While elegant, this model was shaped by the humanistic optimism of its time and lacks empirical robustness. More recent theories suggest that psychological development, particularly in the context of early attachment and trauma, challenges the universality of this sequence.
Section 2: Why Esteem, Self-Love, and Acceptance Come First
From a developmental lens, much of our emotional blueprint is formed in the first few years of life—particularly the first seven, as highlighted in Lipton’s (The Biology of Belief, 2015) epigenetic work. These early imprints determine how we perceive ourselves and others. If these formative years are marked by conditional love or emotional neglect, we often internalise the belief that we are unworthy, unlovable, or incomplete.
“The subconscious mind, which governs most of our behaviours, is formed primarily before age seven. If we don’t rewrite these programs, we live out someone else’s beliefs” (Lipton, 2015, p. 106).
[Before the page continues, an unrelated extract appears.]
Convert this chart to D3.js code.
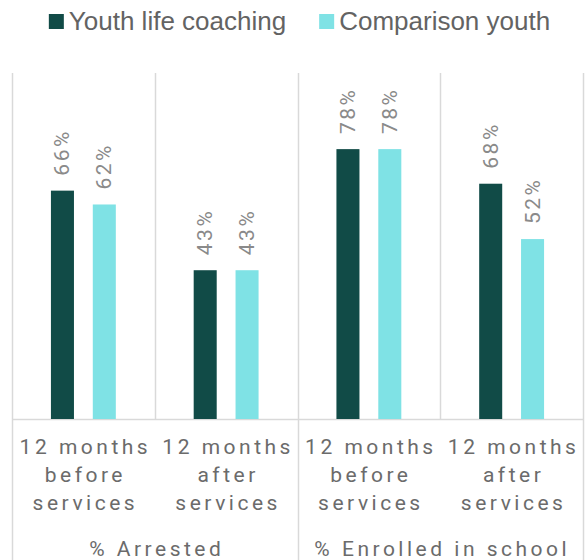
<!DOCTYPE html>
<html>
<head>
<meta charset="utf-8">
<script src="https://cdn.jsdelivr.net/npm/d3@7"></script>
<style>
  body { margin: 0; background: #fff; }
  .legend-text { font-family: 'Liberation Sans', Arial, sans-serif; font-size: 26px; fill: #636363; }
  .cat-label { font-family: Roboto, 'DejaVu Sans', sans-serif; font-size: 21px; fill: #6b6b6b; letter-spacing: 3.5px; }
  .value-label { font-family: Roboto, 'DejaVu Sans', sans-serif; font-size: 21px; fill: #8a8a8a; letter-spacing: 2.5px; }
</style>
</head>
<body>
<div id="chart"></div>
<script>
// data
const groups = ['% Arrested', '% Enrolled in school'];
const periods = [['12 months', 'before', 'services'], ['12 months', 'after', 'services']];
const categories = ['Arrested-before', 'Arrested-after', 'Enrolled-before', 'Enrolled-after'];
const series = ['Youth life coaching', 'Comparison youth'];
const coachingValues = [0.66, 0.43, 0.78, 0.68];
const comparisonValues = [0.62, 0.43, 0.78, 0.52];
const colors = ['#114b47', '#7fe2e5'];

const width = 587, height = 560;
const margin = { top: 73, left: 12, right: 4, bottom: 141 };

const svg = d3.select('#chart').append('svg')
    .attr('width', width)
    .attr('height', height);

const x0 = d3.scaleBand()
    .domain(categories)
    .range([margin.left, width - margin.right])
    .padding(0);

const x1 = d3.scaleBand()
    .domain(series)
    .range([0, x0.bandwidth()])
    .paddingInner(0.45)
    .paddingOuter(0.93);

const y = d3.scaleLinear()
    .domain([0, 1])
    .range([height - margin.bottom, margin.top]);

const rows = categories.map((c, i) => ({
    cat: c,
    values: [coachingValues[i], comparisonValues[i]]
}));

// separators: inner ones stop at baseline, group ones run to the bottom
const edges = categories.map(c => x0(c)).concat([x0.range()[1]]);
svg.selectAll('.sep')
    .data(edges)
    .join('line')
    .attr('class', 'sep')
    .attr('x1', d => Math.round(d) + 0.5)
    .attr('x2', d => Math.round(d) + 0.5)
    .attr('y1', y(1))
    .attr('y2', (d, i) => i % 2 === 0 ? height : y(0))
    .attr('stroke', '#d9d9d9')
    .attr('stroke-width', 1.5);

// x axis
const xAxisG = svg.append('g')
    .attr('transform', `translate(0,${y(0)})`)
    .call(d3.axisBottom(x0).tickSize(0).tickFormat(''));
xAxisG.select('.domain').attr('stroke', '#d9d9d9').attr('stroke-width', 1.5);

// category labels
const catText = svg.selectAll('.cat-label')
    .data(categories)
    .join('text')
    .attr('class', 'cat-label')
    .attr('text-anchor', 'middle')
    .attr('y', y(0) + 35);
catText.each(function (c, i) {
    const lines = periods[i % 2];
    const t = d3.select(this);
    lines.forEach((l, j) => {
        t.append('tspan')
            .attr('x', x0(c) + x0.bandwidth() / 2 + 2)
            .attr('dy', j === 0 ? 0 : 28)
            .text(l);
    });
});

// group labels
svg.selectAll('.group-label')
    .data(groups)
    .join('text')
    .attr('class', 'cat-label')
    .attr('text-anchor', 'middle')
    .attr('x', (g, i) => (x0(categories[i * 2]) + x0(categories[i * 2 + 1]) + x0.bandwidth()) / 2 + 2)
    .attr('y', y(0) + 137)
    .text(g => g);

// bars
const catG = svg.selectAll('.cat')
    .data(rows)
    .join('g')
    .attr('class', 'cat')
    .attr('transform', d => `translate(${x0(d.cat)},0)`);

catG.selectAll('rect')
    .data(d => d.values.map((v, i) => ({ s: series[i], v: v, i: i })))
    .join('rect')
    .attr('x', d => x1(d.s))
    .attr('y', d => y(d.v))
    .attr('width', x1.bandwidth())
    .attr('height', d => y(0) - y(d.v))
    .attr('fill', d => colors[d.i]);

catG.selectAll('.value-label')
    .data(d => d.values.map((v, i) => ({ s: series[i], v: v })))
    .join('text')
    .attr('class', 'value-label')
    .attr('transform', d => `translate(${x1(d.s) + x1.bandwidth() / 2 + 7},${y(d.v) - 15}) rotate(-90)`)
    .attr('text-anchor', 'start')
    .text(d => Math.round(d.v * 100) + '%');

// legend
const legend = svg.append('g').attr('class', 'legend');
let lx = 0;
series.forEach((s, i) => {
    const item = legend.append('g').attr('transform', `translate(${lx},0)`);
    item.append('rect')
        .attr('x', 0).attr('y', 14)
        .attr('width', 15).attr('height', 15)
        .attr('fill', colors[i]);
    const t = item.append('text')
        .attr('class', 'legend-text')
        .attr('x', 20)
        .attr('y', 30)
        .text(s);
    lx += 20 + t.node().getComputedTextLength() + 33;
});
const legendW = lx - 33;
legend.attr('transform', `translate(${(width - legendW) / 2 + 6},0)`);
</script>
</body>
</html>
Healing this conditioning requires radical self-acceptance—a shift from external validation to internal grounding. This is where esteem needs expand into emotional integrity, which includes:
Self-love: Not narcissism, but a compassionate recognition of one’s own humanity.
Self-acceptance: Embracing all parts of oneself, including wounds and imperfections.
Emotional regulation: Developing the capacity to sit with difficult emotions without projecting or suppressing them.
This inner work must come before healthy connection. Otherwise, we approach relationships from a place of deficit rather than wholeness.
Section 3: Relationships as Projections of Unhealed Wounds
Many romantic relationships begin not from a conscious choice to love, but from the neurochemical intensity of being in love. As I’ve previously explored (Tedone, 2025), the experience of “being in love” often stems from unconscious biological drives and unresolved childhood wounds, whereas the act of truly loving someone emerges from emotional maturity, self-awareness, and conscious choice.
Bradshaw (1992) similarly argues that many of us fall for partners who reflect our unmet parental dynamics:
“We fall in love with a person who carries the unresolved emotional energy of our parents” (p. 103).
When emotional regulation and self-awareness are absent, people often enter relationships to compensate for a lack of internal esteem or to heal vicariously through the other. This process is rarely conscious—yet it often results in disappointment, control dynamics, or a cycle of emotional overdependence.
Section 4: Conscious Love and Emotional Intimacy
True love, in contrast, arises when both partners are self-aware, emotionally grounded, and willing to take responsibility for their own wounds. These relationships don’t complete us—they support us in completing ourselves.
They allow for:
Vulnerability without fear of abandonment
Support without enmeshment
Boundaries without shame
As I’ve come to understand, healthy relationships are built not from neediness, but from two whole people choosing to walk together. This is where emotional intimacy—not just emotional merging—becomes possible.
Conclusion: Rewriting the Pyramid
If we reorder Maslow’s hierarchy to reflect these insights, it might look like this:
Physiological needs
Safety needs
Self-esteem, self-love, self-acceptance
Love and belongingness
Cognitive needs
Aesthetic needs
Self-actualisation
This is not merely a structural shift. It’s a call to inner work—to prioritise healing, integration, and emotional literacy as foundations for connection. We cannot truly love another until we have learned to be at peace with ourselves.
References
Bradshaw, J. (1992). Creating love: The next great stage of growth. Bantam Books.
Goleman, D. (1996). Emotional intelligence: Why it can matter more than IQ. Bloomsbury.
Lipton, B. H. (2015). The biology of belief: Unleashing the power of consciousness, matter & miracles (10th anniversary ed.). Hay House.